Oh, don’t get me wrong. I have definitely taken advantage of the reprieve from parenthood so far. I’m not even going to pretend that I’ve been moping around the house, because I haven’t. Even though my kids are older and don’t require a ton of assistance in whatever they are up to, I’ve found a ton more time on my hands to do things like read a book, relax in the sun, and even enjoyed a visit to Francis Ford Coppola’s pool in Geyserville (seriously a must for all you families!) without having to keep an eye on the kids to ensure they weren’t drowning or bugging anyone around them. A delicious Mai Tai even made it to my hand, thus enhancing my relaxed state. 🙂 

Before the kids left I made it a point to spend an even better amount of quality time with them. The night before their departure, I dyed their hair the awful red color they had been begging me to ruin their do’s with (see photo). Actually, I kind of like it – if I can just perfect the application process. The day they were to leave I did every single bit of their laundry, including all the towels that had been dyed red. I had been up all night with stomach yuckiness – no doubt a result of nerves over my kids being gone for so long – and I hung out on the couch with my daughter as we folded laundry and watched chick flicks. And before we made the long drive to their grandfather (who would transport them the rest of the way), I bought us all smoothies at Juice Shack, which we happily slurped the whole way there.

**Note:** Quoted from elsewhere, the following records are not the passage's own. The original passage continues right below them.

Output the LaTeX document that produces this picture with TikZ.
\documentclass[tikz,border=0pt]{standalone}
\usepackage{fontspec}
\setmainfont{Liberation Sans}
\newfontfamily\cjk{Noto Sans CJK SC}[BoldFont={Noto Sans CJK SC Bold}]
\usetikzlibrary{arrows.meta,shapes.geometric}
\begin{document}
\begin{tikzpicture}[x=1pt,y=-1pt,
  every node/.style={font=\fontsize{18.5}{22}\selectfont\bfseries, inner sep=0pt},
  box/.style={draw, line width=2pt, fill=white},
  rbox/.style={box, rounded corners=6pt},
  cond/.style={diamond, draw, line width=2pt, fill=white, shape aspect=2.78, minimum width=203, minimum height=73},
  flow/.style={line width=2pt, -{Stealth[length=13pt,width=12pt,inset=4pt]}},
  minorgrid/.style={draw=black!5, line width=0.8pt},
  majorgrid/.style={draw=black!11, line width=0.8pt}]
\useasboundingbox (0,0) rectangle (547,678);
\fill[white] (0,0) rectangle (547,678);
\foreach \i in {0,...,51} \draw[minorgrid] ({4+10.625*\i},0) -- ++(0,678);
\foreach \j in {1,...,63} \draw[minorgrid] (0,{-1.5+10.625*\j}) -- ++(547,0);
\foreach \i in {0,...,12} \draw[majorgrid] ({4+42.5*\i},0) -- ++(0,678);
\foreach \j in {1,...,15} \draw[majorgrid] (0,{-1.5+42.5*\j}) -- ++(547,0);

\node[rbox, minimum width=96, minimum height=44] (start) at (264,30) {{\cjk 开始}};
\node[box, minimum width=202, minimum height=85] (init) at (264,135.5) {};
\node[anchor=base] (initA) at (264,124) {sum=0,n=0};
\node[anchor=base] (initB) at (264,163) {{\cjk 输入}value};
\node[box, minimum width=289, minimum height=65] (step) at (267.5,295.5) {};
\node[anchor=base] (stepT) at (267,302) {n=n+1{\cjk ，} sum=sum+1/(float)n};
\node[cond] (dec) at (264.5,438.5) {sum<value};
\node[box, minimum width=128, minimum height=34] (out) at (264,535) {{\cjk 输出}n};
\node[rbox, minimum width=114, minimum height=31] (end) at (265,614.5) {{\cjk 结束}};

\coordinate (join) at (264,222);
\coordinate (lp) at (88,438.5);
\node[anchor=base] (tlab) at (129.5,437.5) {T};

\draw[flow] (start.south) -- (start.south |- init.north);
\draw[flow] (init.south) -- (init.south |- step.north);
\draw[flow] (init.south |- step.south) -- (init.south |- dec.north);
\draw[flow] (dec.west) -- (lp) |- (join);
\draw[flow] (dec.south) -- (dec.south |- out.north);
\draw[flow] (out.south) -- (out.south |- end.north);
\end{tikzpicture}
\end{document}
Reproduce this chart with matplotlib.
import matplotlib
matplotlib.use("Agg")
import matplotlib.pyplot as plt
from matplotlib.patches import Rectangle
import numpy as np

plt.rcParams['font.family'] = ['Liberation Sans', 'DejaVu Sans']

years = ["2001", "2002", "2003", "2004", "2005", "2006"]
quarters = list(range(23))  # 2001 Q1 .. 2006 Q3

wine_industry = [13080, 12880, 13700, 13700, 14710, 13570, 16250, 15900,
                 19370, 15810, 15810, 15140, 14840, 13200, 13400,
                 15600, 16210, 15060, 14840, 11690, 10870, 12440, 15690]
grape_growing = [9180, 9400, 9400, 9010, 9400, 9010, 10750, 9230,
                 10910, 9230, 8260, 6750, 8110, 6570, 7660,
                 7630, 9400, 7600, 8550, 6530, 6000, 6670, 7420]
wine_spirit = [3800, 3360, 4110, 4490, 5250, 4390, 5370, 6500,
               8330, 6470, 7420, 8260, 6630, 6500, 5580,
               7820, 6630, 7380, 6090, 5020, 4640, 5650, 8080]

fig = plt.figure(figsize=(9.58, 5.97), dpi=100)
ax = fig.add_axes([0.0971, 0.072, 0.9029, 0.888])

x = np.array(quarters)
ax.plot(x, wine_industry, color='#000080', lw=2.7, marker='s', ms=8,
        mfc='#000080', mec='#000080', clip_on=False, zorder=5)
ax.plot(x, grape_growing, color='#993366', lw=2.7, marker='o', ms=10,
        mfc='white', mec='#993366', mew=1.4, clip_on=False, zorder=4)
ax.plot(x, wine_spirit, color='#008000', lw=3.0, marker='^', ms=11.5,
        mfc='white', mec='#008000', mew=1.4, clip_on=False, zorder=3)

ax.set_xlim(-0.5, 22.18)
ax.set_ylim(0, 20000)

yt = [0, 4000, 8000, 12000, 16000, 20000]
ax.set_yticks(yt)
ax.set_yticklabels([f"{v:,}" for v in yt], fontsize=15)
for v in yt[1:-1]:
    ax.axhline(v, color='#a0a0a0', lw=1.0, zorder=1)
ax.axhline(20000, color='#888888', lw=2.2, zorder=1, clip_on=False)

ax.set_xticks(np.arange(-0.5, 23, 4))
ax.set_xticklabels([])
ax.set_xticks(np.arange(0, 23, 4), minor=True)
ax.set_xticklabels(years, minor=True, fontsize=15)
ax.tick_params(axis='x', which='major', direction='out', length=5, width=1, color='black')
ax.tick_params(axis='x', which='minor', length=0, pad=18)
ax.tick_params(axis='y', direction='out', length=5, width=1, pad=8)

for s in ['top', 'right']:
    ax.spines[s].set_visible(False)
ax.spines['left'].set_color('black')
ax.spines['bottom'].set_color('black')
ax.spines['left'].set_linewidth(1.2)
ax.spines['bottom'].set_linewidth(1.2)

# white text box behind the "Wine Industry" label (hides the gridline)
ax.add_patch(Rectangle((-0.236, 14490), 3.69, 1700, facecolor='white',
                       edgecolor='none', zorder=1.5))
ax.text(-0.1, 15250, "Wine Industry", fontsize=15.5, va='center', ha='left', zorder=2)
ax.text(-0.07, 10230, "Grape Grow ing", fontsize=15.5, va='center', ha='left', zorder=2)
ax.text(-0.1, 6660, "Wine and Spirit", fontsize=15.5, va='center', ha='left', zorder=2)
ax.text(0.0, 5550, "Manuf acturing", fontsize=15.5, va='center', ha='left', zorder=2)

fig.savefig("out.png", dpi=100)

Since they left, the kids haven’t called me once. And I haven’t expected them to. In fact, it’s a good sign they haven’t because it means they are having a good time. Their dad, on the other hand, has been wonderfully keeping me informed of what they are up to. He called me the day they arrived with their grandfather to let me know they were there safe, and to go over the details of Taz’ diet and videogame restrictions, and other such instructions my little mini-mom DQ gave him just to be on the same page. He called on Father’s Day to fill me in on the events of the day and what he had planned for the kids. And he even admitted today that the Taz stayed up all last night (and has been sleeping all day) when the Ex forgot to snag the video game controllers before they went to bed, sending me a photo of the little gamer.

It’s a huge difference from the tumultuous way we used to interact with each other in the first few years of our divorce.

There are a few more days left before the kids come back. It’s funny, when the kids are here I can think of a million things I’d love to do that require kid-free time – most ending up in some sort of beachy scenery with a tropical drink and next to no clothing. However, with the kids gone, I find that my time is pretty much the same as when they’re here – just quieter. I do miss the kids, and can’t wait to see them again. But at the same time I would hate to let this rare opportunity pass me by without taking advantage of the situation a little – thus missing it once it’s gone.

If you could snag a good amount of kid-free time, what would you be doing with it?